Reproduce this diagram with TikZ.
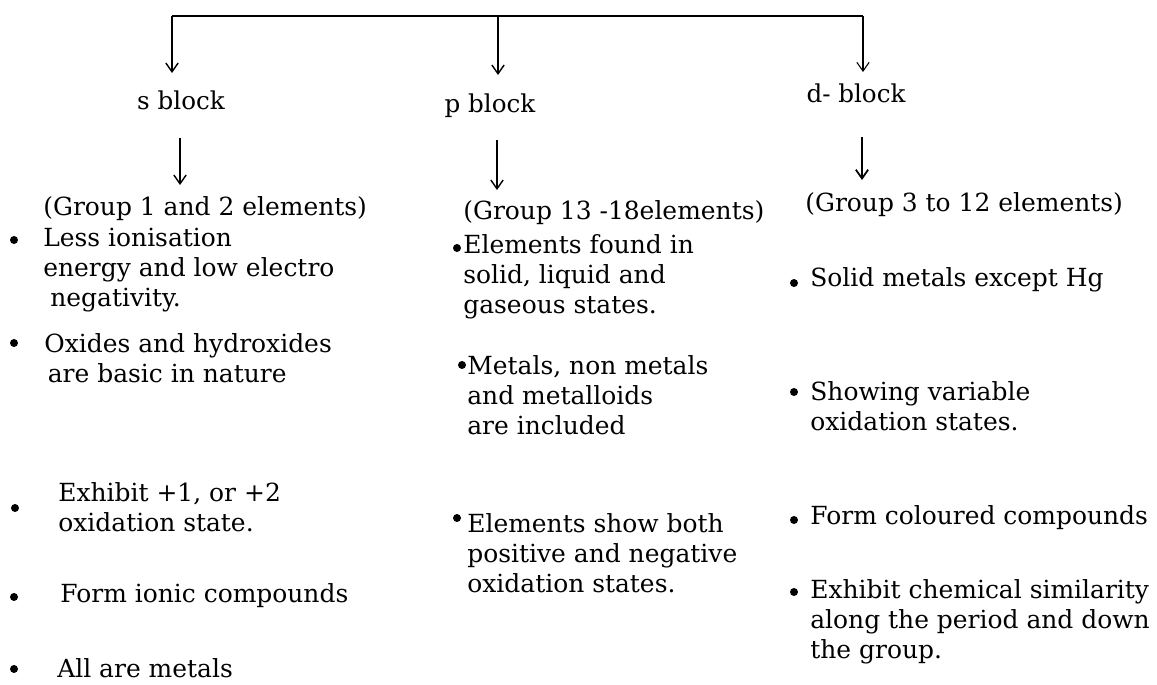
\documentclass[tikz,border=0pt]{standalone}
\usepackage{fontspec}
\setmainfont{DejaVu Serif}
\usetikzlibrary{arrows.meta}

\tikzset{
	arr/.style={line width=0.8pt, -{Straight Barb[length=5pt,width=7pt]}},
	ttl/.style={inner sep=0pt, font=\fontsize{14}{17}\selectfont},
	txt/.style={anchor=west, inner sep=0pt, align=left, font=\fontsize{14.2}{17.07}\selectfont},
	bul/.style={circle, fill=black, inner sep=0pt, minimum size=0.16cm}
}

\begin{document}
\begin{tikzpicture}[x=0.02cm, y=-0.02cm]
		%%%%% START %%%%%
		\useasboundingbox (0,0) rectangle (1157,684);
		
		% top bar
		\coordinate (ts) at (172,16);
		\coordinate (tp) at (498,16);
		\coordinate (td) at (863,16);
		\draw[line width=1.1pt] (ts) -- (td);
		
		\coordinate (sa) at (172,73);
		\coordinate (pa) at (498,75);
		\coordinate (da) at (863,72);
		\draw[arr] (ts) -- (sa);
		\draw[arr] (tp) -- (pa);
		\draw[arr, line width=0.6pt] (td) -- (da);
		
		% blocks
		\node[ttl] (sblk) at (181,100) {s block};
		\node[ttl] (pblk) at (490,106) {p block};
		\node[ttl] (dblk) at (856,93) {d- block};
		
		\coordinate (s1) at (180,138);
		\coordinate (s2) at (180,185);
		\coordinate (p1) at (497,140);
		\coordinate (p2) at (497,190);
		\coordinate (d1) at (862,137);
		\coordinate (d2) at (862,180);
		\draw[arr] (s1) -- (s2);
		\draw[arr] (p1) -- (p2);
		\draw[arr, line width=1pt] (d1) -- (d2);
		
		% s block column
		\node[txt] (sgrp) at (43,209) {(Group 1 and 2 elements)};
		\node[bul] (sb1) at (14,240) {};
		\node[txt] (st1) at (43,270) {Less ionisation\\energy and low electro\\\hspace*{4pt}negativity.};
		\node[bul] (sb2) at (14,343) {};
		\node[txt] (st2) at (44,358) {Oxides and hydroxides\\\hspace*{2pt}are basic in nature};
		\node[bul] (sb3) at (15,508) {};
		\node[txt] (st3) at (58,507) {Exhibit +1, or +2\\oxidation state.};
		\node[bul] (sb4) at (14,597) {};
		\node[txt] (st4) at (60,596) {Form ionic compounds};
		\node[bul] (sb5) at (14,669) {};
		\node[txt] (st5) at (57,668) {All are metals};
		
		% p block column
		\node[txt] (pgrp) at (463,213) {(Group 13 -18elements)};
		\node[bul] (pb1) at (457,248) {};
		\node[txt] (pt1) at (463,277) {Elements found in\\solid, liquid and\\gaseous states.};
		\node[bul] (pb2) at (462,365) {};
		\node[txt] (pt2) at (467,395) {Metals, non metals\\and metalloids\\are included};
		\node[bul] (pb3) at (457,518) {};
		\node[txt] (pt3) at (467,553) {Elements show both\\positive and negative\\oxidation states.};
		
		% d block column
		\node[txt] (dgrp) at (805,205) {(Group 3 to 12 elements)};
		\node[bul] (db1) at (794,283) {};
		\node[txt] (dt1) at (810,280) {Solid metals except Hg};
		\node[bul] (db2) at (794,392) {};
		\node[txt] (dt2) at (810,406) {Showing variable\\oxidation states.};
		\node[bul] (db3) at (794,520) {};
		\node[txt] (dt3) at (810,518) {Form coloured compounds};
		\node[bul] (db4) at (794,592) {};
		\node[txt] (dt4) at (810,622) {Exhibit chemical similarity\\along the period and down\\the group.};
		
		%%%%% END %%%%%
\end{tikzpicture}
\end{document}
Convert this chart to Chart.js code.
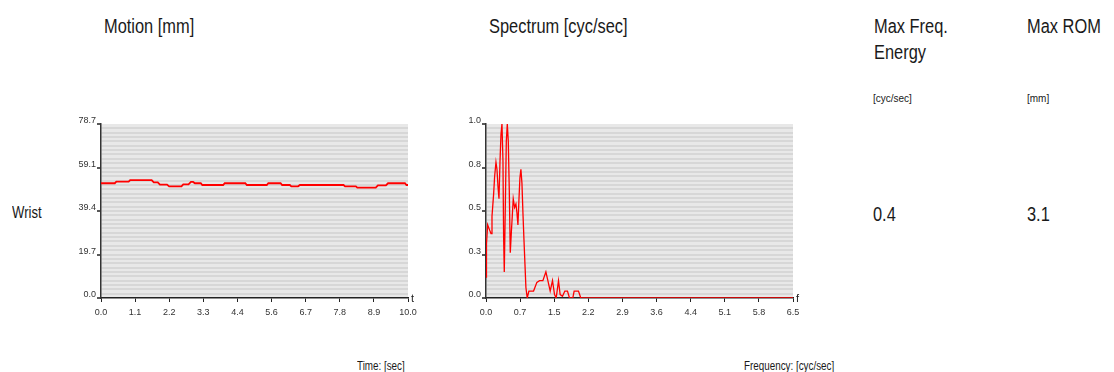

· · · ·

* **EXERCISE INSTRUCTIONS**
Repeat all of the records verbatim, leaving out the pictures.

* **SOLUTION TO THIS TASK**
Reproduce this diagram with TikZ.
\documentclass[tikz,border=0pt]{standalone}
\usepackage{fontspec}
\setmainfont{DejaVu Serif}
\usetikzlibrary{arrows.meta}

\tikzset{
	arr/.style={line width=0.8pt, -{Straight Barb[length=5pt,width=7pt]}},
	ttl/.style={inner sep=0pt, font=\fontsize{14}{17}\selectfont},
	txt/.style={anchor=west, inner sep=0pt, align=left, font=\fontsize{14.2}{17.07}\selectfont},
	bul/.style={circle, fill=black, inner sep=0pt, minimum size=0.16cm}
}

\begin{document}
\begin{tikzpicture}[x=0.02cm, y=-0.02cm]
		%%%%% START %%%%%
		\useasboundingbox (0,0) rectangle (1157,684);
		
		% top bar
		\coordinate (ts) at (172,16);
		\coordinate (tp) at (498,16);
		\coordinate (td) at (863,16);
		\draw[line width=1.1pt] (ts) -- (td);
		
		\coordinate (sa) at (172,73);
		\coordinate (pa) at (498,75);
		\coordinate (da) at (863,72);
		\draw[arr] (ts) -- (sa);
		\draw[arr] (tp) -- (pa);
		\draw[arr, line width=0.6pt] (td) -- (da);
		
		% blocks
		\node[ttl] (sblk) at (181,100) {s block};
		\node[ttl] (pblk) at (490,106) {p block};
		\node[ttl] (dblk) at (856,93) {d- block};
		
		\coordinate (s1) at (180,138);
		\coordinate (s2) at (180,185);
		\coordinate (p1) at (497,140);
		\coordinate (p2) at (497,190);
		\coordinate (d1) at (862,137);
		\coordinate (d2) at (862,180);
		\draw[arr] (s1) -- (s2);
		\draw[arr] (p1) -- (p2);
		\draw[arr, line width=1pt] (d1) -- (d2);
		
		% s block column
		\node[txt] (sgrp) at (43,209) {(Group 1 and 2 elements)};
		\node[bul] (sb1) at (14,240) {};
		\node[txt] (st1) at (43,270) {Less ionisation\\energy and low electro\\\hspace*{4pt}negativity.};
		\node[bul] (sb2) at (14,343) {};
		\node[txt] (st2) at (44,358) {Oxides and hydroxides\\\hspace*{2pt}are basic in nature};
		\node[bul] (sb3) at (15,508) {};
		\node[txt] (st3) at (58,507) {Exhibit +1, or +2\\oxidation state.};
		\node[bul] (sb4) at (14,597) {};
		\node[txt] (st4) at (60,596) {Form ionic compounds};
		\node[bul] (sb5) at (14,669) {};
		\node[txt] (st5) at (57,668) {All are metals};
		
		% p block column
		\node[txt] (pgrp) at (463,213) {(Group 13 -18elements)};
		\node[bul] (pb1) at (457,248) {};
		\node[txt] (pt1) at (463,277) {Elements found in\\solid, liquid and\\gaseous states.};
		\node[bul] (pb2) at (462,365) {};
		\node[txt] (pt2) at (467,395) {Metals, non metals\\and metalloids\\are included};
		\node[bul] (pb3) at (457,518) {};
		\node[txt] (pt3) at (467,553) {Elements show both\\positive and negative\\oxidation states.};
		
		% d block column
		\node[txt] (dgrp) at (805,205) {(Group 3 to 12 elements)};
		\node[bul] (db1) at (794,283) {};
		\node[txt] (dt1) at (810,280) {Solid metals except Hg};
		\node[bul] (db2) at (794,392) {};
		\node[txt] (dt2) at (810,406) {Showing variable\\oxidation states.};
		\node[bul] (db3) at (794,520) {};
		\node[txt] (dt3) at (810,518) {Form coloured compounds};
		\node[bul] (db4) at (794,592) {};
		\node[txt] (dt4) at (810,622) {Exhibit chemical similarity\\along the period and down\\the group.};
		
		%%%%% END %%%%%
\end{tikzpicture}
\end{document}
Convert this chart to Chart.js code.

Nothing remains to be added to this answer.